** WHAT TO DO **
In your copy, leave out the pictures; write out all the data exactly.

** START DATA BLOCK **

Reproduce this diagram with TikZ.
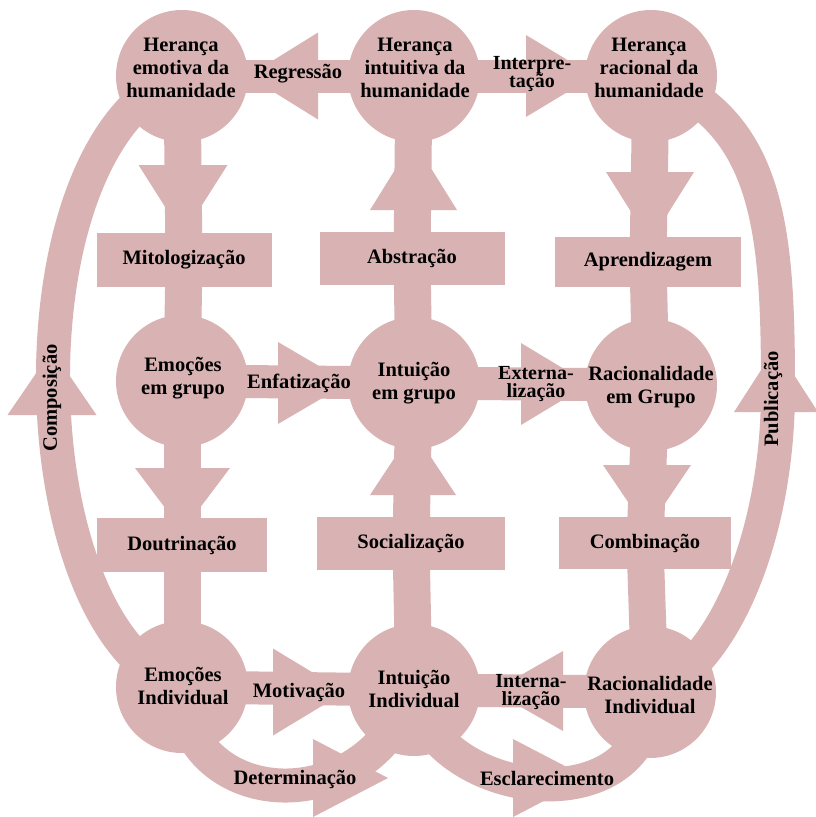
\documentclass[tikz,border=0pt]{standalone}
\usepackage{fontspec}
\setmainfont{Liberation Serif}
\definecolor{pk}{RGB}{217,179,179}
\pgfdeclarelayer{bg}
\pgfsetlayers{bg,main}
\newcommand\lbf{\bfseries\fontsize{20.5}{23}\selectfont}
\newcommand\lbt{\bfseries\fontsize{20}{18.5}\selectfont}
\begin{document}
\begin{tikzpicture}[x=1pt,y=-1pt,
  circ/.style={circle,fill=pk,minimum size=132pt,inner sep=0pt,outer sep=0pt},
  box/.style={rectangle,fill=pk,inner sep=0pt,outer sep=0pt,font=\lbf},
  txt/.style={align=center,font=\lbf,inner sep=0pt},
  txtb/.style={align=center,font=\lbt,inner sep=0pt},
  vbar/.style={draw=pk,line width=37pt},
  hbar/.style={draw=pk,line width=33pt},
  band/.style={draw=pk,line width=34pt},
  head/.style={fill=pk}]
\useasboundingbox (0,0) rectangle (816,817);
% circles
\node[circ] (tl) at (182,76) {};
\node[circ] (tm) at (414,76) {};
\node[circ] (tr) at (651,76) {};
\node[circ] (ml) at (182,381) {};
\node[circ] (mm) at (414,383) {};
\node[circ] (mr) at (651,385) {};
\node[circ] (bl) at (182,687) {};
\node[circ] (bm) at (414,690) {};
\node[circ] (br) at (650,692) {};
% boxes
\node[box,minimum width=175pt,minimum height=54pt] (mito) at (184,260) {Mitologização};
\node[box,minimum width=185pt,minimum height=53pt] (abst) at (412,258.5) {Abstração};
\node[box,minimum width=186pt,minimum height=50pt] (apre) at (648,262) {Aprendizagem};
\node[box,minimum width=170pt,minimum height=54pt] (dout) at (182,545) {Doutrinação};
\node[box,minimum width=188pt,minimum height=53pt] (soci) at (411,543.5) {Socialização};
\node[box,minimum width=172pt,minimum height=52pt] (comb) at (645,543) {Combinação};
\coordinate (pubmid) at (778,390);
\begin{pgfonlayer}{bg}
% vertical connectors
\draw[vbar] (tl.center) -- (mito.center);
\draw[vbar] (mito.center) -- (ml.center);
\draw[vbar] (ml.center) -- (dout.center);
\draw[vbar] (dout.center) -- (bl.center);
\draw[vbar] (abst.center) -- (tm.center);
\draw[vbar] (mm.center) -- (abst.center);
\draw[vbar] (soci.center) -- (mm.center);
\draw[vbar] (bm.center) -- (soci.center);
\draw[vbar] (tr.center) -- (apre.center);
\draw[vbar] (apre.center) -- (mr.center);
\draw[vbar] (mr.center) -- (comb.center);
\draw[vbar] (comb.center) -- (br.center);
% horizontal connectors
\draw[hbar] (tm.center) -- (tl.center);
\draw[hbar] (tm.center) -- (tr.center);
\draw[hbar] (ml.center) -- (mm.center);
\draw[hbar] (mm.center) -- (mr.center);
\draw[hbar] (bl.center) -- (bm.center);
\draw[hbar] (br.center) -- (bm.center);
% outer loops
\draw[band] (bl.center) .. controls (15,630) and (5,140) .. (tl.center);
\draw[band] (br.center) .. controls (720,670) and (778,540) .. (pubmid)
                        .. controls (778,230) and (770,120) .. (tr.center);
\draw[band] (bl.center) .. controls (180,805) and (360,830) .. (bm.center);
\draw[band] (bm.center) .. controls (430,800) and (650,830) .. (br.center);
% arrow heads
\fill[head] (318,32.5) -- (318,119.5) -- (248,76) -- cycle;
\fill[head] (526,35) -- (526,117) -- (594,76) -- cycle;
\fill[head] (278,342) -- (278,424) -- (348,383) -- cycle;
\fill[head] (521,343) -- (521,425) -- (589,384) -- cycle;
\fill[head] (273,648.5) -- (273,735.5) -- (345,692) -- cycle;
\fill[head] (563,651) -- (563,731) -- (493,691) -- cycle;
\fill[head] (138.5,165) -- (227.5,165) -- (183,235) -- cycle;
\fill[head] (370,210) -- (457,210) -- (413.5,140) -- cycle;
\fill[head] (606,172) -- (694,172) -- (650,242) -- cycle;
\fill[head] (135,468) -- (230,468) -- (182.5,531) -- cycle;
\fill[head] (370,495) -- (456,495) -- (413,430) -- cycle;
\fill[head] (603,465) -- (691,465) -- (647,530) -- cycle;
\fill[head] (7.5,415) -- (96.5,415) -- (52,350) -- cycle;
\fill[head] (734,412) -- (818,412) -- (776,347) -- cycle;
\fill[head] (313,739) -- (313,817) -- (388,778) -- cycle;
\fill[head] (513,739) -- (513,817) -- (588,778) -- cycle;
\end{pgfonlayer}
% circle texts
\node[txt] (tlt) at (181,68) {Herança\\emotiva da\\humanidade};
\node[txt] (tmt) at (415,68) {Herança\\intuitiva da\\humanidade};
\node[txt] (trt) at (649,68) {Herança\\racional da\\humanidade};
\node[txt] (mlt) at (183,378) {Emoções\\em grupo};
\node[txt] (mmt) at (414,383) {Intuição\\em grupo};
\node[txt] (mrt) at (651,387) {Racionalidade\\em Grupo};
\node[txt] (blt) at (183,686) {Emoções\\Individual};
\node[txt] (bmt) at (414,689) {Intuição\\Individual};
\node[txt] (brt) at (650,695) {Racionalidade\\Individual};
% connector labels
\node[txt] (lreg) at (298,74) {Regressão};
\node[txtb] (lint) at (532,74) {Interpre-\\tação};
\node[txt] (lenf) at (299,383) {Enfatização};
\node[txtb] (lext) at (536,384) {Externa-\\lização};
\node[txt] (lmot) at (299,692) {Motivação};
\node[txtb] (linn) at (531,692) {Interna-\\lização};
\node[txt] (ldet) at (295,779) {Determinação};
\node[txt] (lesc) at (547,778) {Esclarecimento};
\node[txt,rotate=90] (lcom) at (52,398) {Composição};
\node[txt,rotate=90] (lpub) at (773,399) {Publicação};
\end{tikzpicture}
\end{document}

** END DATA BLOCK **

** REPLY **
Reproduce this diagram with TikZ.
\documentclass[tikz,border=0pt]{standalone}
\usepackage{fontspec}
\setmainfont{Liberation Serif}
\definecolor{pk}{RGB}{217,179,179}
\pgfdeclarelayer{bg}
\pgfsetlayers{bg,main}
\newcommand\lbf{\bfseries\fontsize{20.5}{23}\selectfont}
\newcommand\lbt{\bfseries\fontsize{20}{18.5}\selectfont}
\begin{document}
\begin{tikzpicture}[x=1pt,y=-1pt,
  circ/.style={circle,fill=pk,minimum size=132pt,inner sep=0pt,outer sep=0pt},
  box/.style={rectangle,fill=pk,inner sep=0pt,outer sep=0pt,font=\lbf},
  txt/.style={align=center,font=\lbf,inner sep=0pt},
  txtb/.style={align=center,font=\lbt,inner sep=0pt},
  vbar/.style={draw=pk,line width=37pt},
  hbar/.style={draw=pk,line width=33pt},
  band/.style={draw=pk,line width=34pt},
  head/.style={fill=pk}]
\useasboundingbox (0,0) rectangle (816,817);
% circles
\node[circ] (tl) at (182,76) {};
\node[circ] (tm) at (414,76) {};
\node[circ] (tr) at (651,76) {};
\node[circ] (ml) at (182,381) {};
\node[circ] (mm) at (414,383) {};
\node[circ] (mr) at (651,385) {};
\node[circ] (bl) at (182,687) {};
\node[circ] (bm) at (414,690) {};
\node[circ] (br) at (650,692) {};
% boxes
\node[box,minimum width=175pt,minimum height=54pt] (mito) at (184,260) {Mitologização};
\node[box,minimum width=185pt,minimum height=53pt] (abst) at (412,258.5) {Abstração};
\node[box,minimum width=186pt,minimum height=50pt] (apre) at (648,262) {Aprendizagem};
\node[box,minimum width=170pt,minimum height=54pt] (dout) at (182,545) {Doutrinação};
\node[box,minimum width=188pt,minimum height=53pt] (soci) at (411,543.5) {Socialização};
\node[box,minimum width=172pt,minimum height=52pt] (comb) at (645,543) {Combinação};
\coordinate (pubmid) at (778,390);
\begin{pgfonlayer}{bg}
% vertical connectors
\draw[vbar] (tl.center) -- (mito.center);
\draw[vbar] (mito.center) -- (ml.center);
\draw[vbar] (ml.center) -- (dout.center);
\draw[vbar] (dout.center) -- (bl.center);
\draw[vbar] (abst.center) -- (tm.center);
\draw[vbar] (mm.center) -- (abst.center);
\draw[vbar] (soci.center) -- (mm.center);
\draw[vbar] (bm.center) -- (soci.center);
\draw[vbar] (tr.center) -- (apre.center);
\draw[vbar] (apre.center) -- (mr.center);
\draw[vbar] (mr.center) -- (comb.center);
\draw[vbar] (comb.center) -- (br.center);
% horizontal connectors
\draw[hbar] (tm.center) -- (tl.center);
\draw[hbar] (tm.center) -- (tr.center);
\draw[hbar] (ml.center) -- (mm.center);
\draw[hbar] (mm.center) -- (mr.center);
\draw[hbar] (bl.center) -- (bm.center);
\draw[hbar] (br.center) -- (bm.center);
% outer loops
\draw[band] (bl.center) .. controls (15,630) and (5,140) .. (tl.center);
\draw[band] (br.center) .. controls (720,670) and (778,540) .. (pubmid)
                        .. controls (778,230) and (770,120) .. (tr.center);
\draw[band] (bl.center) .. controls (180,805) and (360,830) .. (bm.center);
\draw[band] (bm.center) .. controls (430,800) and (650,830) .. (br.center);
% arrow heads
\fill[head] (318,32.5) -- (318,119.5) -- (248,76) -- cycle;
\fill[head] (526,35) -- (526,117) -- (594,76) -- cycle;
\fill[head] (278,342) -- (278,424) -- (348,383) -- cycle;
\fill[head] (521,343) -- (521,425) -- (589,384) -- cycle;
\fill[head] (273,648.5) -- (273,735.5) -- (345,692) -- cycle;
\fill[head] (563,651) -- (563,731) -- (493,691) -- cycle;
\fill[head] (138.5,165) -- (227.5,165) -- (183,235) -- cycle;
\fill[head] (370,210) -- (457,210) -- (413.5,140) -- cycle;
\fill[head] (606,172) -- (694,172) -- (650,242) -- cycle;
\fill[head] (135,468) -- (230,468) -- (182.5,531) -- cycle;
\fill[head] (370,495) -- (456,495) -- (413,430) -- cycle;
\fill[head] (603,465) -- (691,465) -- (647,530) -- cycle;
\fill[head] (7.5,415) -- (96.5,415) -- (52,350) -- cycle;
\fill[head] (734,412) -- (818,412) -- (776,347) -- cycle;
\fill[head] (313,739) -- (313,817) -- (388,778) -- cycle;
\fill[head] (513,739) -- (513,817) -- (588,778) -- cycle;
\end{pgfonlayer}
% circle texts
\node[txt] (tlt) at (181,68) {Herança\\emotiva da\\humanidade};
\node[txt] (tmt) at (415,68) {Herança\\intuitiva da\\humanidade};
\node[txt] (trt) at (649,68) {Herança\\racional da\\humanidade};
\node[txt] (mlt) at (183,378) {Emoções\\em grupo};
\node[txt] (mmt) at (414,383) {Intuição\\em grupo};
\node[txt] (mrt) at (651,387) {Racionalidade\\em Grupo};
\node[txt] (blt) at (183,686) {Emoções\\Individual};
\node[txt] (bmt) at (414,689) {Intuição\\Individual};
\node[txt] (brt) at (650,695) {Racionalidade\\Individual};
% connector labels
\node[txt] (lreg) at (298,74) {Regressão};
\node[txtb] (lint) at (532,74) {Interpre-\\tação};
\node[txt] (lenf) at (299,383) {Enfatização};
\node[txtb] (lext) at (536,384) {Externa-\\lização};
\node[txt] (lmot) at (299,692) {Motivação};
\node[txtb] (linn) at (531,692) {Interna-\\lização};
\node[txt] (ldet) at (295,779) {Determinação};
\node[txt] (lesc) at (547,778) {Esclarecimento};
\node[txt,rotate=90] (lcom) at (52,398) {Composição};
\node[txt,rotate=90] (lpub) at (773,399) {Publicação};
\end{tikzpicture}
\end{document}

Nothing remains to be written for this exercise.